Ad revenue? Ha. Because of privacy laws, not only do developers have to warn about the ad software in certain states, but the cost of implementing the damn ad software in some cases exceeds the earnings we get off of it. (Generally, the publisher gets about $1 per unit over the lifetime of the product...the developer gets shit.)
Not all games support a subscription model, online integration is only as good as the amount of time you can afford to spend hackproofing it before it has to ship...in short, we KNOW about piracy, but in the end, aside from trying to appeal to the ethics of the few people out there who still have them, THERE ISN"T SHIT WE CAN DO ABOUT IT!
Those of us who have tried to do something about it have been cast as shysters trying to blackmail the consumer into actually buying something, or rich whiners upset that we aren't going to be able to afford our third Porsche when most of us were having problems making ends meet in the first fucking place.

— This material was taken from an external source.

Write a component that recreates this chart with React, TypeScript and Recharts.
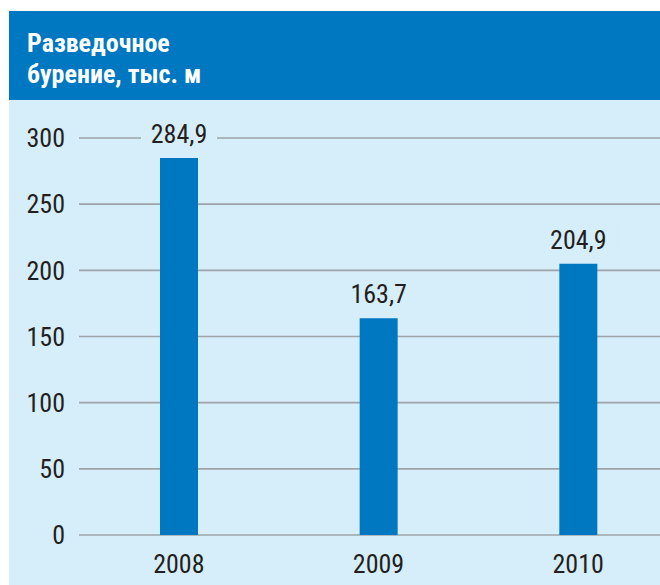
import React from 'react';
import { BarChart, Bar, XAxis, YAxis, CartesianGrid, LabelList } from 'recharts';

const years = ['2008', '2009', '2010'];
const drilling = [284.9, 163.7, 204.9];
const yTicks = [0, 50, 100, 150, 200, 250, 300];
const titleLines = ['Разведочное', 'бурение, тыс. м'];

const data = years.map((y, i) => ({ year: y, value: drilling[i] }));

const FONT = '"Liberation Sans Narrow", "Arial Narrow", "Roboto Condensed", "Liberation Sans", sans-serif';
const BG = '#D6EDFA';
const BLUE = '#0078C1';
const TEXT = '#231F20';

const ValueLabel = (props: any) => {
  const { x, y, width, value } = props;
  const cx = x + width / 2;
  const by = y - 15;
  return (
    <g>
      <rect x={cx - 38} y={by - 24} width={76} height={30} fill={BG} />
      <text x={cx} y={by} textAnchor="middle" fill={TEXT} fontSize={26} fontFamily={FONT}>
        {String(value).replace('.', ',')}
      </text>
    </g>
  );
};

export default function App() {
  return (
    <div style={{ position: 'fixed', left: 0, top: 0, width: 660, height: 585, overflow: 'hidden', background: '#fff' }}>
      <div style={{ position: 'absolute', left: 9, top: 11, width: 651, height: 574, background: BG }} />
      <div style={{ position: 'absolute', left: 9, top: 11, width: 651, height: 89, background: BLUE }} />
      <svg style={{ position: 'absolute', left: 0, top: 0 }} width={660} height={100}>
        {titleLines.map((t, i) => (
          <text key={i} x={27} y={52 + i * 31} fill="#fff" fontSize={26} fontWeight="bold" fontFamily={FONT}>
            {t}
          </text>
        ))}
      </svg>
      <div style={{ position: 'absolute', left: 0, top: 0 }}>
        <BarChart width={678} height={585} data={data} margin={{ top: 138, right: 0, bottom: 0, left: 0 }}>
          <CartesianGrid vertical={false} stroke="#9EA4A9" strokeWidth={1.6} />
          <XAxis
            dataKey="year"
            axisLine={false}
            tickLine={false}
            tickSize={6}
            tickMargin={14}
            height={50}
            tick={{ fill: TEXT, fontSize: 26, fontFamily: FONT }}
          />
          <YAxis
            width={79}
            domain={[0, 300]}
            ticks={yTicks}
            axisLine={false}
            tickLine={false}
            tickSize={6}
            tickMargin={8}
            tick={{ fill: TEXT, fontSize: 26, fontFamily: FONT }}
          />
          <Bar dataKey="value" fill={BLUE} barSize={38} isAnimationActive={false}>
            <LabelList dataKey="value" content={ValueLabel} />
          </Bar>
        </BarChart>
      </div>
    </div>
  );
}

Truth of the matter is that finances in the games industry suck harder than Kevin Federline's "rap" career. Unlike movies and music which have multiple income streams (theater, DVD release, cable; CD sales, concerts, radio), with games, we have our first shot and our load is spent. You say "tons of devs are successful," but as a result of this one-shot nature of our industry, only 15% of the games that are released each year are profitable. That's it. Those games have to pay for the other 85%.
Unfortunately, people are so used to justifying their piracy that even when we appeal to their sense of common decency, it doesn't do a fucking bit of good.
We have to put up with people playing the grammar game ("it's not piracy or theft, it's intellectual property infringement") or the suck game ("I warezed it to try it, but decided it sucked after playing it to the end") or the poverty game ("boo hoo...I don't have enough money to spend $20 on your game after spending $1,500 on my new machine and $800 on crack") but anything we do to put a stop to that comes across as a slam against the legitimate consumers who actually bought the fucking thing!
We tend to try two seperate means of getting the customer without fucking them over. First, we lower our price, but that just means that the customer looks at out $20 game, and thinks that the $40 game next to it is twice as good, so we end up in the shit bin. Second, we make the games that *we* want to make as works of art ("Okami," "ICO," etc.) and because games don't have a decent way of letting an "art" game make back anythin, we don't sell enough units to even cover the duplication costs and we end up having to close the studios that make the amazing shit.
So guess what companies are doing to get away from piracy...they're starting to work on games that the pirate's don't care about. They're going into the casual game market because no pirate worth a damn gives one flying fuck about the next Tetris or Bejeweled, but your grandma does, and that's what she's buying. They're moving to MMO's because the cost of running your pirated server is generally high enough and risky enough that it generally isn't worth it. Or they're closing, because the fucktards who pirate only see their ill-gotten gains, not the humans who get kicked out in the fucking street at Christmas time because finances just wouldn't cover them for another month.
So in short, piracy is driving developers to develop games that won't get stolen, or driving them out of the market altogether.
tl;dr: Piracy is your way of telling game developers that you want them to tell you to fuck off.